Warner Bros. is currently battling negative reports on the doubled frame rate of their latest film "The Hobbit: An Unexpected Journey." Film director Peter Jackson's first film in the "Lord of the Rings" prequel trilogy reportedly caused nausea and dizziness to some viewers who watched the movie premiere in New Zealand. However, Warner Bros. stated "The Hobbit" does not make you throw up.
'The Hobbit: An Unexpected Journey' hits Australian theaters Dec. 26, 2012.
Warner Bros. dismissed the New Zealand Herald and ABC News nausea reports and that "The Hobbit" film's doubled frame-rate speed is hard to stomach. "You have to hold your stomach down and let your eyes pop at first to adjust," ABC News quoted a Hobbit fan who posted on Twitter.
In an attempt to guarantee movie viewers that "The Hobbit" nausea is a rare incident, Warner Bros. studio released a statement regarding the issue. It read: "We have been screening the full-length HFR 3D presentation of THE HOBBIT: AN UNEXPECTED JOURNEY extensively and feedback has been extremely positive, with none of thousands who have seen the film projected in this format expressing any of the issues described by two anonymous sources in media reports. We share the filmmakers' belief that by offering filmgoers the additional choice of HFR 3D, alongside traditional viewing formats, they have an opportunity to be part of a groundbreaking advancement in the movie-going experience and we look forward to having audiences everywhere share in this new way of storytelling."

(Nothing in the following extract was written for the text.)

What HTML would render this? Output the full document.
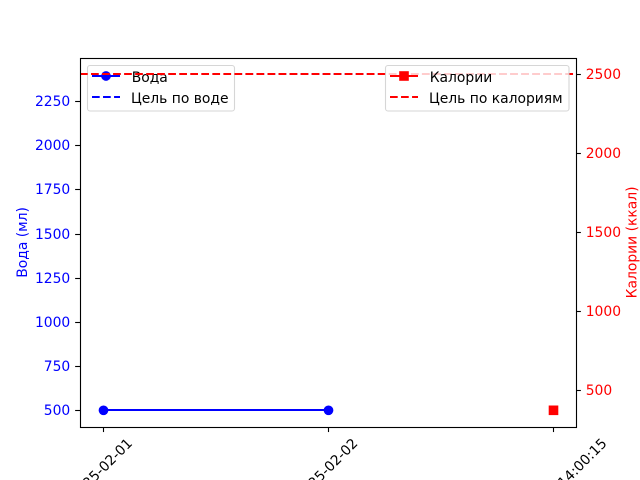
<!DOCTYPE html>
<html lang="ru">
<head>
<meta charset="utf-8">
<title>Вода и калории</title>
<style>
html,body{margin:0;padding:0;background:#fff;width:640px;height:480px;overflow:hidden}
svg{display:block;overflow:hidden}
text{font-family:"DejaVu Sans","Liberation Sans",sans-serif;font-size:13.89px}
</style>
</head>
<body>
<svg id="chart" width="640" height="480" viewBox="0 0 640 480" xmlns="http://www.w3.org/2000/svg">
<rect x="0" y="0" width="640" height="480" fill="#fff"/>
<g id="water-layer"></g>
<g id="water-legend">
<rect x="87.5" y="65.5" width="147" height="45.5" rx="2.5" fill="#fff" fill-opacity="0.8" stroke="#ccc" stroke-opacity="0.8" stroke-width="1.1"/>
<line x1="92" y1="76" x2="120" y2="76" stroke="#00f" stroke-width="2"/>
<circle cx="106" cy="76" r="4.86" fill="#00f"/>
<text x="131.7" y="82" fill="#000">Вода</text>
<line x1="92" y1="97" x2="120" y2="97" stroke="#00f" stroke-width="2" stroke-dasharray="7.7 3.33"/>
<text x="131" y="103" fill="#000">Цель по воде</text>
</g>
<g id="calorie-layer"></g>
<g id="calorie-legend">
<rect x="385.5" y="65.5" width="183.5" height="45.5" rx="2.5" fill="#fff" fill-opacity="0.8" stroke="#ccc" stroke-opacity="0.8" stroke-width="1.1"/>
<line x1="390" y1="76" x2="418" y2="76" stroke="#f00" stroke-width="2"/>
<rect x="399.2" y="71.2" width="9.6" height="9.6" fill="#f00"/>
<text x="429.7" y="82" fill="#000">Калории</text>
<line x1="390" y1="97" x2="418" y2="97" stroke="#f00" stroke-width="2" stroke-dasharray="7.7 3.33"/>
<text x="429" y="103" fill="#000">Цель по калориям</text>
</g>
<g id="axes-layer"></g>
<text transform="translate(27,242.4) rotate(-90)" text-anchor="middle" fill="#00f">Вода (мл)</text>
<text transform="translate(636.7,242.4) rotate(-90)" text-anchor="middle" fill="#f00">Калории (ккал)</text>
</svg>
<script>
const categories = ["2025-02-01", "2025-02-02", "2025-02-03 14:00:15"];
const waterValues = [500, 500, null];
const calorieValues = [null, null, 370];
const waterGoal = [2400];
const calorieGoal = [2500];
const waterTicks = [500, 750, 1000, 1250, 1500, 1750, 2000, 2250];
const calorieTicks = [500, 1000, 1500, 2000, 2500];

const NS = 'http://www.w3.org/2000/svg';
const plotLeft = 80, plotRight = 576, plotTop = 57.6, plotBottom = 427.2;

function paddedDomain(values) {
  const present = values.filter(function (v) { return v !== null; });
  const lo = Math.min.apply(null, present), hi = Math.max.apply(null, present);
  const pad = (hi - lo || 1) * 0.05;
  return [lo - pad, hi + pad];
}
const waterDomain = paddedDomain(waterValues.concat(waterGoal));
const calorieDomain = paddedDomain(calorieValues.concat(calorieGoal));

function xScale(i) {
  const span = categories.length - 1;
  const pad = span * 0.05;
  return plotLeft + (i + pad) / (span + 2 * pad) * (plotRight - plotLeft);
}
function yScale(v, domain) {
  return plotBottom - (v - domain[0]) / (domain[1] - domain[0]) * (plotBottom - plotTop);
}
function yWater(v) { return yScale(v, waterDomain); }
function yCalorie(v) { return yScale(v, calorieDomain); }
// Pixel snapping, as the reference renderer does for thin and for 2px strokes.
function snapOdd(v) { return Math.floor(v + 0.5) + 0.5; }
function snapEven(v) { return Math.floor(v + 0.5); }

function make(tag, attrs, parent, content) {
  const el = document.createElementNS(NS, tag);
  Object.keys(attrs).forEach(function (k) { el.setAttribute(k, attrs[k]); });
  if (content !== undefined) el.textContent = content;
  parent.appendChild(el);
  return el;
}

const waterLayer = document.getElementById('water-layer');
const calorieLayer = document.getElementById('calorie-layer');
const axesLayer = document.getElementById('axes-layer');
const dash = '7.7 3.33';

// Water series
const waterPts = [];
waterValues.forEach(function (v, i) {
  if (v !== null) waterPts.push(snapOdd(xScale(i)) + ',' + snapEven(yWater(v)));
});
const waterLine = make('polyline', { points: waterPts.join(' '), fill: 'none', stroke: '#00f', 'stroke-width': 2 }, waterLayer);


waterValues.forEach(function (v, i) {
  if (v === null) return;
  const c = make('circle', { cx: snapOdd(xScale(i)), cy: snapOdd(yWater(v)) - 0.2, r: 4.86, fill: '#00f' }, waterLayer);
  
  
});
const waterGoalY = snapEven(yWater(waterGoal[0]));
const waterGoalLine = make('line', { x1: plotLeft, x2: plotRight, y1: waterGoalY, y2: waterGoalY, stroke: '#00f', 'stroke-width': 2, 'stroke-dasharray': dash }, waterLayer);



// Calorie series
const caloriePts = [];
calorieValues.forEach(function (v, i) {
  if (v !== null) caloriePts.push(snapOdd(xScale(i)) + ',' + snapEven(yCalorie(v)));
});
const calorieLine = make('polyline', { points: caloriePts.join(' '), fill: 'none', stroke: '#f00', 'stroke-width': 2 }, calorieLayer);


calorieValues.forEach(function (v, i) {
  if (v === null) return;
  const s = make('rect', { x: snapOdd(xScale(i)) - 4.8, y: snapOdd(yCalorie(v)) - 5, width: 9.6, height: 9.6, fill: '#f00' }, calorieLayer);
  
  
});
const calorieGoalY = snapEven(yCalorie(calorieGoal[0]));
const calorieGoalLine = make('line', { x1: plotLeft, x2: plotRight, y1: calorieGoalY, y2: calorieGoalY, stroke: '#f00', 'stroke-width': 2, 'stroke-dasharray': dash }, calorieLayer);



// Frame
const frameX = snapOdd(plotLeft), frameY = snapOdd(plotTop);
const frame = make('rect', { x: frameX, y: frameY, width: snapOdd(plotRight) - frameX, height: snapOdd(plotBottom) - frameY, fill: 'none', stroke: '#000', 'stroke-width': 1.11 }, axesLayer);



// Left y axis
waterTicks.forEach(function (t) {
  const y = yWater(t);
  const tick = make('line', { x1: plotLeft - 4.86, x2: plotLeft, y1: snapOdd(y), y2: snapOdd(y), stroke: '#000', 'stroke-width': 1.11 }, axesLayer);
  
  
  const label = make('text', { x: plotLeft - 9.72, y: Math.round(y + 5.05), 'text-anchor': 'end', fill: '#00f' }, axesLayer, String(t));
  
  
});

// Right y axis
calorieTicks.forEach(function (t) {
  const y = yCalorie(t);
  const tick = make('line', { x1: plotRight, x2: plotRight + 4.86, y1: snapOdd(y), y2: snapOdd(y), stroke: '#000', 'stroke-width': 1.11 }, axesLayer);
  
  
  const label = make('text', { x: plotRight + 9.72, y: Math.round(y + 5.05), 'text-anchor': 'start', fill: '#f00' }, axesLayer, String(t));
  
  
});

// X axis
categories.forEach(function (c, i) {
  const x = xScale(i);
  const tick = make('line', { x1: snapOdd(x), x2: snapOdd(x), y1: plotBottom, y2: plotBottom + 4.86, stroke: '#000', 'stroke-width': 1.11 }, axesLayer);
  
  
  const label = make('text', { 'text-anchor': 'middle', fill: '#000' }, axesLayer, c);
  
  
  // Rotated 45° about its centre; rotated bounding box top sits just under the tick.
  const w = label.getComputedTextLength ? label.getComputedTextLength() : c.length * 8;
  const halfBox = (w + 16) * Math.SQRT1_2 / 2;
  const cy = plotBottom + 9.72 + halfBox - 2;
  label.setAttribute('transform', 'translate(' + (x - 1.5) + ',' + cy + ') rotate(-45) translate(0,5)');
});
</script>
</body>
</html>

Academy Award-winning director Peter Jackson's technique of filming "The Hobbit" at 48 frames per second has also generated complains from movie viewers that the high-definition result required them to absorb too much fast-swirling visual images.
Meanwhile, film director James Cameron came to Peter Jackson's rescue when he forecasted that Jackson's decision to film "The Hobbit" at 48 frames per second would yield fine quality results for the high-definition filmmaking just like what his "Avatar" film did for 3D movies. "We charged out ahead on 3D with Avatar, now Peter's doing it with The Hobbit. It takes that kind of bold move to make change," Cameron said.
"The Hobbit" nausea complaints only came from the movie viewers who watched the high-speed 48fps version of the film. Fans who were able to watch the traditional 2D version of the film did not report any experience of nausea or dizziness.